• TASK REQUIREMENTS:
Provide an exact copy of the data, excluding the images.

— START —

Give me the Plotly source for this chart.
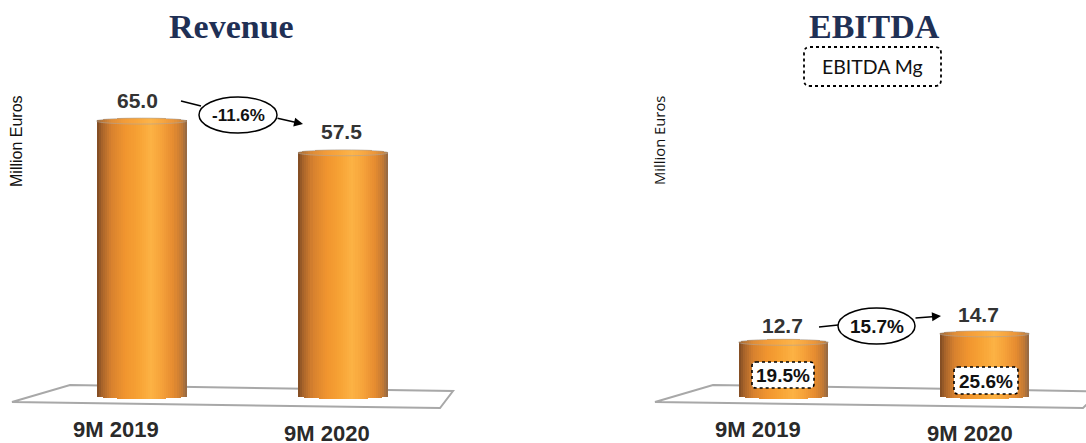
import plotly.graph_objects as go
import numpy as np

# ---------------- data ----------------
categories = ["9M 2019", "9M 2020"]
revenue = [65.0, 57.5]
ebitda = [12.7, 14.7]
ebitda_margin = ["19.5%", "25.6%"]
revenue_change = "-11.6%"
ebitda_change = "15.7%"
titles = ["Revenue", "EBITDA"]
y_title = "Million Euros"
margin_box_title = "EBITDA Mg"

W, H = 1086, 443
def X(px): return px / W
def Y(py): return 1 - py / H

K = 4.23          # px per million euros
BASE_PX = 396     # pixel row of zero
ylo = -(H - BASE_PX) / K
yhi = BASE_PX / K

HW = 0.2235
HCAP = 3.0 / K
N = 44

stops = [(0.0, "#7E4A22"), (0.06, "#A9642A"), (0.16, "#D7812E"), (0.32, "#F1952F"),
         (0.48, "#F8A436"), (0.6, "#FCB244"), (0.72, "#F6A23A"), (0.85, "#E68C30"),
         (0.94, "#C47A34"), (1.0, "#8F6846")]

def hex2rgb(h):
    h = h.lstrip("#")
    return [int(h[i:i + 2], 16) for i in (0, 2, 4)]

def grad(t):
    for (t0, c0), (t1, c1) in zip(stops[:-1], stops[1:]):
        if t0 <= t <= t1:
            f = (t - t0) / (t1 - t0) if t1 > t0 else 0
            a, b = hex2rgb(c0), hex2rgb(c1)
            return "rgb(%d,%d,%d)" % tuple(round(a[i] + (b[i] - a[i]) * f) for i in range(3))
    return stops[-1][1]

fig = go.Figure()

def add_cylinders(values, xa, ya):
    xs = np.arange(len(values))
    sw = 2 * HW / N
    for k in range(N):
        off = -HW + (k + 0.5) * sw
        e = HCAP * np.sqrt(max(0.0, 1 - (off / HW) ** 2))
        fig.add_trace(go.Bar(
            x=xs + off, y=[v + 2 * e for v in values], base=[-e] * len(values),
            width=sw * 1.04, marker=dict(color=grad((k + 0.5) / N), line=dict(width=0)),
            xaxis=xa, yaxis=ya, showlegend=False, hoverinfo="skip"))
    for i, v in enumerate(values):
        fig.add_shape(type="circle", xref=xa, yref=ya,
                      x0=i - HW, x1=i + HW, y0=v - HCAP, y1=v + HCAP,
                      fillcolor="rgba(255,190,100,0.2)",
                      line=dict(color="rgba(175,165,155,0.6)", width=1))

add_cylinders(revenue, "x", "y")
add_cylinders(ebitda, "x2", "y2")

u1 = 201.5
u2 = 201.0
fig.update_layout(
    width=W, height=H, margin=dict(l=0, r=0, t=0, b=0),
    paper_bgcolor="white", plot_bgcolor="rgba(0,0,0,0)",
    barmode="overlay", bargap=0, showlegend=False,
    xaxis=dict(domain=[X(141.5 - 0.5 * u1), X(141.5 + 1.5 * u1)], range=[-0.5, 1.5],
               visible=False),
    yaxis=dict(domain=[0, 1], range=[ylo, yhi], visible=False),
    xaxis2=dict(domain=[X(783.5 - 0.5 * u2), min(1.0, X(783.5 + 1.5 * u2))], range=[-0.5, 1.5],
                visible=False, anchor="y2"),
    yaxis2=dict(domain=[0, 1], range=[ylo, yhi], visible=False, anchor="x2"),
)

def note(text, x, y, font, xref="paper", yref="paper", **kw):
    fig.add_annotation(text=text, xref=xref, yref=yref, x=x, y=y, showarrow=False,
                       xanchor="center", yanchor="middle", font=font, **kw)

# floor planes
floor_color = "#A8A8A8"
def floor(pts):
    path = "M " + " L ".join("%f,%f" % (X(a), Y(b)) for a, b in pts) + " Z"
    fig.add_shape(type="path", xref="paper", yref="paper", path=path, layer="below",
                  line=dict(color=floor_color, width=2), fillcolor="rgba(255,255,255,0)")
floor([(12, 402), (70, 385), (453, 391), (440, 408)])
floor([(655, 402), (713, 385), (1100, 391.5), (1083, 408)])

# titles
title_font = dict(family="Liberation Serif", size=34, color="#1F3055")
note("<b>%s</b>" % titles[0], X(231), Y(26), title_font)
note("<b>%s</b>" % titles[1], X(874), Y(26), title_font)

# y titles
note(y_title, X(17), Y(141), dict(family="Liberation Sans", size=16, color="#111111"),
     textangle=-90)
note(y_title, X(659), Y(141), dict(family="Open Sans", size=14.8, color="#111111"),
     textangle=-90)

# category labels
cat_font = dict(family="Liberation Sans", size=22, color="#2A2A2A")
for xa, shifts in (("x", [-26, -16]), ("x2", [-25.5, -14.5])):
    for i, c in enumerate(categories):
        note("<b>%s</b>" % c, i, Y([429, 433][i]), cat_font, xref=xa, xshift=shifts[i])

# value labels
val_font = dict(family="Liberation Sans", size=21, color="#333333")
for xa, ya, vals, xsh, ysh in (("x", "y", revenue, [-4, -1.5], [19, 19]),
                               ("x2", "y2", ebitda, [-1.5, -6.5], [15, 17])):
    for i, v in enumerate(vals):
        note("<b>%.1f</b>" % v, i, v, val_font, xref=xa, yref=ya,
             yshift=ysh[i] + 2, xshift=xsh[i])

# growth ellipses and arrows
def growth(text, cx, cy, w, h, l0, l1, a0, a1, size):
    fig.add_shape(type="circle", xref="paper", yref="paper",
                  x0=X(cx - w / 2), x1=X(cx + w / 2), y0=Y(cy + h / 2), y1=Y(cy - h / 2),
                  line=dict(color="black", width=1.5), fillcolor="white")
    fig.add_shape(type="line", xref="paper", yref="paper",
                  x0=X(l0[0]), y0=Y(l0[1]), x1=X(l1[0]), y1=Y(l1[1]),
                  line=dict(color="black", width=1.5))
    fig.add_annotation(text="", xref="paper", yref="paper", axref="pixel", ayref="pixel",
                       x=X(a1[0]), y=Y(a1[1]), ax=a0[0] - a1[0], ay=a0[1] - a1[1],
                       showarrow=True, arrowhead=2, arrowsize=1.2, arrowwidth=1.5,
                       arrowcolor="black")
    note("<b>%s</b>" % text, X(cx), Y(cy), dict(family="Liberation Sans", size=size, color="#111111"))

growth(revenue_change, 238, 115, 78, 36, (181, 101), (201, 106), (276, 118), (303, 124), 17)
growth(ebitda_change, 876.5, 326, 77, 36, (819, 327), (838, 325), (914, 318), (941, 316), 19)

# dotted rounded boxes
def rbox(x0, y0, x1, y1, r, fill, width=1.8):
    p = ("M %f,%f L %f,%f Q %f,%f %f,%f L %f,%f Q %f,%f %f,%f L %f,%f Q %f,%f %f,%f "
         "L %f,%f Q %f,%f %f,%f Z") % (
        X(x0 + r), Y(y0), X(x1 - r), Y(y0), X(x1), Y(y0), X(x1), Y(y0 + r),
        X(x1), Y(y1 - r), X(x1), Y(y1), X(x1 - r), Y(y1),
        X(x0 + r), Y(y1), X(x0), Y(y1), X(x0), Y(y1 - r),
        X(x0), Y(y0 + r), X(x0), Y(y0), X(x0 + r), Y(y0))
    fig.add_shape(type="path", xref="paper", yref="paper", path=p,
                  line=dict(color="black", width=width, dash="dot"), fillcolor=fill)

rbox(804, 47, 941, 86, 6, "white")
note(margin_box_title, X(872.5), Y(67), dict(family="Lato", size=19.5, color="#111111"))

for (x0, y0, x1, y1), m in zip([(752, 362, 814, 388), (954, 367, 1018, 394)], ebitda_margin):
    rbox(x0, y0, x1, y1, 4, "white", 1.6)
    note("<b>%s</b>" % m, X((x0 + x1) / 2), Y((y0 + y1) / 2 + 0.5),
         dict(family="Liberation Sans", size=19, color="#111111"))

fig.write_html("out.html", config={"displayModeBar": False},
               post_script="document.body.style.margin='0';")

— END —

• SOLVED PROBLEM:
Give me the Plotly source for this chart.
import plotly.graph_objects as go
import numpy as np

# ---------------- data ----------------
categories = ["9M 2019", "9M 2020"]
revenue = [65.0, 57.5]
ebitda = [12.7, 14.7]
ebitda_margin = ["19.5%", "25.6%"]
revenue_change = "-11.6%"
ebitda_change = "15.7%"
titles = ["Revenue", "EBITDA"]
y_title = "Million Euros"
margin_box_title = "EBITDA Mg"

W, H = 1086, 443
def X(px): return px / W
def Y(py): return 1 - py / H

K = 4.23          # px per million euros
BASE_PX = 396     # pixel row of zero
ylo = -(H - BASE_PX) / K
yhi = BASE_PX / K

HW = 0.2235
HCAP = 3.0 / K
N = 44

stops = [(0.0, "#7E4A22"), (0.06, "#A9642A"), (0.16, "#D7812E"), (0.32, "#F1952F"),
         (0.48, "#F8A436"), (0.6, "#FCB244"), (0.72, "#F6A23A"), (0.85, "#E68C30"),
         (0.94, "#C47A34"), (1.0, "#8F6846")]

def hex2rgb(h):
    h = h.lstrip("#")
    return [int(h[i:i + 2], 16) for i in (0, 2, 4)]

def grad(t):
    for (t0, c0), (t1, c1) in zip(stops[:-1], stops[1:]):
        if t0 <= t <= t1:
            f = (t - t0) / (t1 - t0) if t1 > t0 else 0
            a, b = hex2rgb(c0), hex2rgb(c1)
            return "rgb(%d,%d,%d)" % tuple(round(a[i] + (b[i] - a[i]) * f) for i in range(3))
    return stops[-1][1]

fig = go.Figure()

def add_cylinders(values, xa, ya):
    xs = np.arange(len(values))
    sw = 2 * HW / N
    for k in range(N):
        off = -HW + (k + 0.5) * sw
        e = HCAP * np.sqrt(max(0.0, 1 - (off / HW) ** 2))
        fig.add_trace(go.Bar(
            x=xs + off, y=[v + 2 * e for v in values], base=[-e] * len(values),
            width=sw * 1.04, marker=dict(color=grad((k + 0.5) / N), line=dict(width=0)),
            xaxis=xa, yaxis=ya, showlegend=False, hoverinfo="skip"))
    for i, v in enumerate(values):
        fig.add_shape(type="circle", xref=xa, yref=ya,
                      x0=i - HW, x1=i + HW, y0=v - HCAP, y1=v + HCAP,
                      fillcolor="rgba(255,190,100,0.2)",
                      line=dict(color="rgba(175,165,155,0.6)", width=1))

add_cylinders(revenue, "x", "y")
add_cylinders(ebitda, "x2", "y2")

u1 = 201.5
u2 = 201.0
fig.update_layout(
    width=W, height=H, margin=dict(l=0, r=0, t=0, b=0),
    paper_bgcolor="white", plot_bgcolor="rgba(0,0,0,0)",
    barmode="overlay", bargap=0, showlegend=False,
    xaxis=dict(domain=[X(141.5 - 0.5 * u1), X(141.5 + 1.5 * u1)], range=[-0.5, 1.5],
               visible=False),
    yaxis=dict(domain=[0, 1], range=[ylo, yhi], visible=False),
    xaxis2=dict(domain=[X(783.5 - 0.5 * u2), min(1.0, X(783.5 + 1.5 * u2))], range=[-0.5, 1.5],
                visible=False, anchor="y2"),
    yaxis2=dict(domain=[0, 1], range=[ylo, yhi], visible=False, anchor="x2"),
)

def note(text, x, y, font, xref="paper", yref="paper", **kw):
    fig.add_annotation(text=text, xref=xref, yref=yref, x=x, y=y, showarrow=False,
                       xanchor="center", yanchor="middle", font=font, **kw)

# floor planes
floor_color = "#A8A8A8"
def floor(pts):
    path = "M " + " L ".join("%f,%f" % (X(a), Y(b)) for a, b in pts) + " Z"
    fig.add_shape(type="path", xref="paper", yref="paper", path=path, layer="below",
                  line=dict(color=floor_color, width=2), fillcolor="rgba(255,255,255,0)")
floor([(12, 402), (70, 385), (453, 391), (440, 408)])
floor([(655, 402), (713, 385), (1100, 391.5), (1083, 408)])

# titles
title_font = dict(family="Liberation Serif", size=34, color="#1F3055")
note("<b>%s</b>" % titles[0], X(231), Y(26), title_font)
note("<b>%s</b>" % titles[1], X(874), Y(26), title_font)

# y titles
note(y_title, X(17), Y(141), dict(family="Liberation Sans", size=16, color="#111111"),
     textangle=-90)
note(y_title, X(659), Y(141), dict(family="Open Sans", size=14.8, color="#111111"),
     textangle=-90)

# category labels
cat_font = dict(family="Liberation Sans", size=22, color="#2A2A2A")
for xa, shifts in (("x", [-26, -16]), ("x2", [-25.5, -14.5])):
    for i, c in enumerate(categories):
        note("<b>%s</b>" % c, i, Y([429, 433][i]), cat_font, xref=xa, xshift=shifts[i])

# value labels
val_font = dict(family="Liberation Sans", size=21, color="#333333")
for xa, ya, vals, xsh, ysh in (("x", "y", revenue, [-4, -1.5], [19, 19]),
                               ("x2", "y2", ebitda, [-1.5, -6.5], [15, 17])):
    for i, v in enumerate(vals):
        note("<b>%.1f</b>" % v, i, v, val_font, xref=xa, yref=ya,
             yshift=ysh[i] + 2, xshift=xsh[i])

# growth ellipses and arrows
def growth(text, cx, cy, w, h, l0, l1, a0, a1, size):
    fig.add_shape(type="circle", xref="paper", yref="paper",
                  x0=X(cx - w / 2), x1=X(cx + w / 2), y0=Y(cy + h / 2), y1=Y(cy - h / 2),
                  line=dict(color="black", width=1.5), fillcolor="white")
    fig.add_shape(type="line", xref="paper", yref="paper",
                  x0=X(l0[0]), y0=Y(l0[1]), x1=X(l1[0]), y1=Y(l1[1]),
                  line=dict(color="black", width=1.5))
    fig.add_annotation(text="", xref="paper", yref="paper", axref="pixel", ayref="pixel",
                       x=X(a1[0]), y=Y(a1[1]), ax=a0[0] - a1[0], ay=a0[1] - a1[1],
                       showarrow=True, arrowhead=2, arrowsize=1.2, arrowwidth=1.5,
                       arrowcolor="black")
    note("<b>%s</b>" % text, X(cx), Y(cy), dict(family="Liberation Sans", size=size, color="#111111"))

growth(revenue_change, 238, 115, 78, 36, (181, 101), (201, 106), (276, 118), (303, 124), 17)
growth(ebitda_change, 876.5, 326, 77, 36, (819, 327), (838, 325), (914, 318), (941, 316), 19)

# dotted rounded boxes
def rbox(x0, y0, x1, y1, r, fill, width=1.8):
    p = ("M %f,%f L %f,%f Q %f,%f %f,%f L %f,%f Q %f,%f %f,%f L %f,%f Q %f,%f %f,%f "
         "L %f,%f Q %f,%f %f,%f Z") % (
        X(x0 + r), Y(y0), X(x1 - r), Y(y0), X(x1), Y(y0), X(x1), Y(y0 + r),
        X(x1), Y(y1 - r), X(x1), Y(y1), X(x1 - r), Y(y1),
        X(x0 + r), Y(y1), X(x0), Y(y1), X(x0), Y(y1 - r),
        X(x0), Y(y0 + r), X(x0), Y(y0), X(x0 + r), Y(y0))
    fig.add_shape(type="path", xref="paper", yref="paper", path=p,
                  line=dict(color="black", width=width, dash="dot"), fillcolor=fill)

rbox(804, 47, 941, 86, 6, "white")
note(margin_box_title, X(872.5), Y(67), dict(family="Lato", size=19.5, color="#111111"))

for (x0, y0, x1, y1), m in zip([(752, 362, 814, 388), (954, 367, 1018, 394)], ebitda_margin):
    rbox(x0, y0, x1, y1, 4, "white", 1.6)
    note("<b>%s</b>" % m, X((x0 + x1) / 2), Y((y0 + y1) / 2 + 0.5),
         dict(family="Liberation Sans", size=19, color="#111111"))

fig.write_html("out.html", config={"displayModeBar": False},
               post_script="document.body.style.margin='0';")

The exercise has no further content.